(Figure scripts)
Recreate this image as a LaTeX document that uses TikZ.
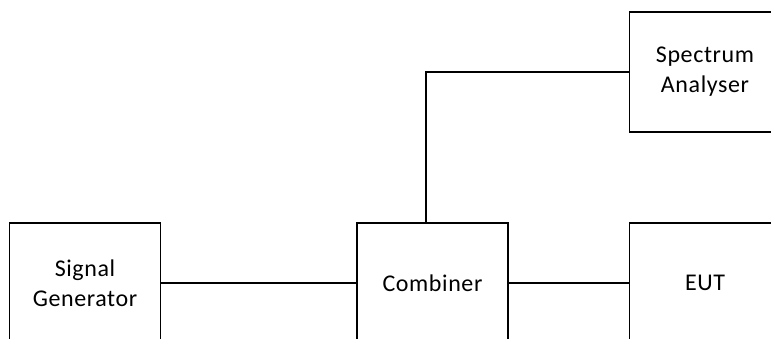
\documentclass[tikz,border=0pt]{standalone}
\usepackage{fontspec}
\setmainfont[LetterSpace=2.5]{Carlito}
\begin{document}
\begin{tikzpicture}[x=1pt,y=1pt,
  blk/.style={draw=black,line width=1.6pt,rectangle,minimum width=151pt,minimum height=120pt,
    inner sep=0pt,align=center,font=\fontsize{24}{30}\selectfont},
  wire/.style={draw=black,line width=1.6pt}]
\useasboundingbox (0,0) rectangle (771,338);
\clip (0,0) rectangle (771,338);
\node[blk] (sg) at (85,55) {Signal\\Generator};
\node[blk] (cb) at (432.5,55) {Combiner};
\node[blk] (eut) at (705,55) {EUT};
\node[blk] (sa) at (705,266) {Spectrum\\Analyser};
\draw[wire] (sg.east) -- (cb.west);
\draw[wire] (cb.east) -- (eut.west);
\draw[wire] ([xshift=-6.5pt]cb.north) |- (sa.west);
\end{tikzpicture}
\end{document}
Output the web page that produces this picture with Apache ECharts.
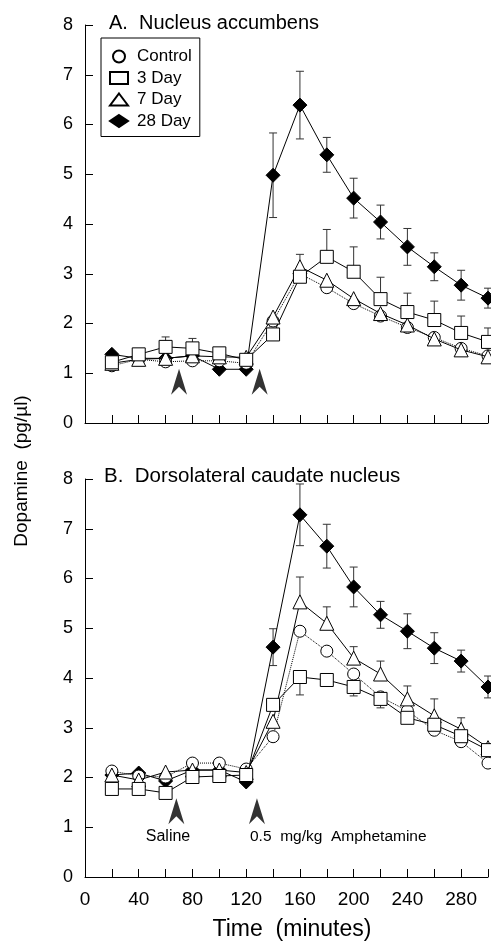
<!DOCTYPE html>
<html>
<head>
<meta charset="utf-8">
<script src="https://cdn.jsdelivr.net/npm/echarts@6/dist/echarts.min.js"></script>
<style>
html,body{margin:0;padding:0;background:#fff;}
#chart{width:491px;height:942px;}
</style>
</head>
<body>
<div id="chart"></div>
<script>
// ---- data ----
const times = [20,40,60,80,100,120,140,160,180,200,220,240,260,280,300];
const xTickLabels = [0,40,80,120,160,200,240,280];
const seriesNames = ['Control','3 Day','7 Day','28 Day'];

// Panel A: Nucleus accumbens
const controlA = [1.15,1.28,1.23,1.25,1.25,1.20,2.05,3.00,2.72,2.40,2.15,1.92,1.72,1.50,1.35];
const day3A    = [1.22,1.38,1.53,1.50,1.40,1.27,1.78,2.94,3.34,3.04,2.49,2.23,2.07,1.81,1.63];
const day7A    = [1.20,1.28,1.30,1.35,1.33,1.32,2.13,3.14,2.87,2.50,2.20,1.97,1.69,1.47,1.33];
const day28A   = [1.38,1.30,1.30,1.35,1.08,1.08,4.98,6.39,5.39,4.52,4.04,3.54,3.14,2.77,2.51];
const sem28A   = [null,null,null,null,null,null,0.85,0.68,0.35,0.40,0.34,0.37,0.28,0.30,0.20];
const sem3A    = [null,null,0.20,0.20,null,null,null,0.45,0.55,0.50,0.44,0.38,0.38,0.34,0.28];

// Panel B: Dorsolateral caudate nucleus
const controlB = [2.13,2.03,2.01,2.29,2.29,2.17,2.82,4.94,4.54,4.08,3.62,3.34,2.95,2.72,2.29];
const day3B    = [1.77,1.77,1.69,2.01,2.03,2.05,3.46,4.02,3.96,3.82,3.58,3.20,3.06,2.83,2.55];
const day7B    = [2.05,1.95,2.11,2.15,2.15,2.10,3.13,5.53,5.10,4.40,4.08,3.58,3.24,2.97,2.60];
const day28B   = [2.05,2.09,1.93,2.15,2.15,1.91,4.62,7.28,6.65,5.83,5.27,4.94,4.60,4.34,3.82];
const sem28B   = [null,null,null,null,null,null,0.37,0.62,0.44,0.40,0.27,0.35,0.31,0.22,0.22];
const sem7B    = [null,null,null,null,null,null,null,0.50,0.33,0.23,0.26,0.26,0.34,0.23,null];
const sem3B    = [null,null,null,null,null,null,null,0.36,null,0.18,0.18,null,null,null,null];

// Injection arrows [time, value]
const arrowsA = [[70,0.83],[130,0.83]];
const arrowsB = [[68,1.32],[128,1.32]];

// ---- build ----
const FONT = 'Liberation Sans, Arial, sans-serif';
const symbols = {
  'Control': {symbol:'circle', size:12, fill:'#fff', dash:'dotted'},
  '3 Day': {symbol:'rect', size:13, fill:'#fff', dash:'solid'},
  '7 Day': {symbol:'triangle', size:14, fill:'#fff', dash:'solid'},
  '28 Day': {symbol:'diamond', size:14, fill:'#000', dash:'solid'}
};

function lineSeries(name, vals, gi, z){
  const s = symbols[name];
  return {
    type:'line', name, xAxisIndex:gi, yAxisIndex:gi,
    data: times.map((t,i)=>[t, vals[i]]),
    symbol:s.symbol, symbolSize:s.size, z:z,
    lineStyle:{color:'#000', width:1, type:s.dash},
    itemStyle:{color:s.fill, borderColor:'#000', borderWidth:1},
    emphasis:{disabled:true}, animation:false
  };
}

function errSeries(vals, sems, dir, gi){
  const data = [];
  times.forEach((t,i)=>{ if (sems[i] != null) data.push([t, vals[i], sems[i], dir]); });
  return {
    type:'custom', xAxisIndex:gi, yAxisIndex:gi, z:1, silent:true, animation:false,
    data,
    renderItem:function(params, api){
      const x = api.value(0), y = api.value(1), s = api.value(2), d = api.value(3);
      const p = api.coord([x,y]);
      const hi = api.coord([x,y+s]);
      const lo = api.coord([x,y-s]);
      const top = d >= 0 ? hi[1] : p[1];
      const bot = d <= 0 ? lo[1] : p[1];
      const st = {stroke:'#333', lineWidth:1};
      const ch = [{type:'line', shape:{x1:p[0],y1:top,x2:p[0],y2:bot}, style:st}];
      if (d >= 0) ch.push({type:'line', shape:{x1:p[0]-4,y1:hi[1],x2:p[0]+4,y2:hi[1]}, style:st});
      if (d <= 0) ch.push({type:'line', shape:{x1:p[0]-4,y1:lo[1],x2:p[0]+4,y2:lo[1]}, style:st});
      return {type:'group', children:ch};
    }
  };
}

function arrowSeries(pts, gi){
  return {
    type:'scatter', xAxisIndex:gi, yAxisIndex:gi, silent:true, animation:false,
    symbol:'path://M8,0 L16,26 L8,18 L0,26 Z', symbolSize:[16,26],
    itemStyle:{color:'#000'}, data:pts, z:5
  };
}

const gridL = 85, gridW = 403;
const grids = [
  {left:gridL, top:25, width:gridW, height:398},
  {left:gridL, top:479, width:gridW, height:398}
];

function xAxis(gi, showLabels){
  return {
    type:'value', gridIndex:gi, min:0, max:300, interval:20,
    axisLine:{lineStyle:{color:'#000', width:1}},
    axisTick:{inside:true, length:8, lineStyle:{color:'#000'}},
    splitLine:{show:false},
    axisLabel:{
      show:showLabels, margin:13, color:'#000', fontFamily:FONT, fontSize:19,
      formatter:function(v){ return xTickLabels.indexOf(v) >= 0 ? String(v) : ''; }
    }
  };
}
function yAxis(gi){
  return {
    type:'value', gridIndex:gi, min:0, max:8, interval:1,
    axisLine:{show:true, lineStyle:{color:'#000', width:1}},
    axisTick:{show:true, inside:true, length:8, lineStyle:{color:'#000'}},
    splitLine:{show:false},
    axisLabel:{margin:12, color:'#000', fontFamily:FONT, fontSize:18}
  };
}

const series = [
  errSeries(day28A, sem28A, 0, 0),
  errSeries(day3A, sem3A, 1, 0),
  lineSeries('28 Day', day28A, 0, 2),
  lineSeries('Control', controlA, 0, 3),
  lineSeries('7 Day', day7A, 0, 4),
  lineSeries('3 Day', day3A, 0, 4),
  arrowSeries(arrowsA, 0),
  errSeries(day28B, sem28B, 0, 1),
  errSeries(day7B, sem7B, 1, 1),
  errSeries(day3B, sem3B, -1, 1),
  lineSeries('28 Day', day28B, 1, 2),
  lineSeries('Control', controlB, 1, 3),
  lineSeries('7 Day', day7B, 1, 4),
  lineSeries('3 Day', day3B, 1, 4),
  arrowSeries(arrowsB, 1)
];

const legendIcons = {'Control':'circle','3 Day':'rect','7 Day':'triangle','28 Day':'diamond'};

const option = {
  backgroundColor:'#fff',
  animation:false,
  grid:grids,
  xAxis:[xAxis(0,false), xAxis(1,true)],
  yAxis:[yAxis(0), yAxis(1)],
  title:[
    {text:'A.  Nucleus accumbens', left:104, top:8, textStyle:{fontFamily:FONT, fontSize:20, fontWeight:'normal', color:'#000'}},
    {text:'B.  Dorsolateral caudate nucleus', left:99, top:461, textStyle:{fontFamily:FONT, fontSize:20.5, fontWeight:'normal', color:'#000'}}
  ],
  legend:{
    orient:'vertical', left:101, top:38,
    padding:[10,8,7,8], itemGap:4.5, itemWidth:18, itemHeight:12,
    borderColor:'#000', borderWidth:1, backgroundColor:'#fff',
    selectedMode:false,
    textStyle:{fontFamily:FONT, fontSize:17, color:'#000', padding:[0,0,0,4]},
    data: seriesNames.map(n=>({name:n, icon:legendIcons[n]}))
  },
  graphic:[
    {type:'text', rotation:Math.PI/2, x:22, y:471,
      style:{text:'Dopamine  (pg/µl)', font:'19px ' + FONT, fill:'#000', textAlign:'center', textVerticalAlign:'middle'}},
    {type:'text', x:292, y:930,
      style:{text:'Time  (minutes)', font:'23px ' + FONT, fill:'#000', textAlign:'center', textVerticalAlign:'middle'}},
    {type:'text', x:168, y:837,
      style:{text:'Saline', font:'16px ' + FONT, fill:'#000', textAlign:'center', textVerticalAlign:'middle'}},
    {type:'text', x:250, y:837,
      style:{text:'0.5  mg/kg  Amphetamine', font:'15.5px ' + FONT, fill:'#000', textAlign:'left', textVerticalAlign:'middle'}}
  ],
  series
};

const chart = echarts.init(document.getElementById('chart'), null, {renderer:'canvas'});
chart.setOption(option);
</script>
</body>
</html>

◆ What needs to be done
Search the data above for lines holding "that" and copy each of them.

◆ Correct output
Recreate this image as a LaTeX document that uses TikZ.
Output the web page that produces this picture with Apache ECharts.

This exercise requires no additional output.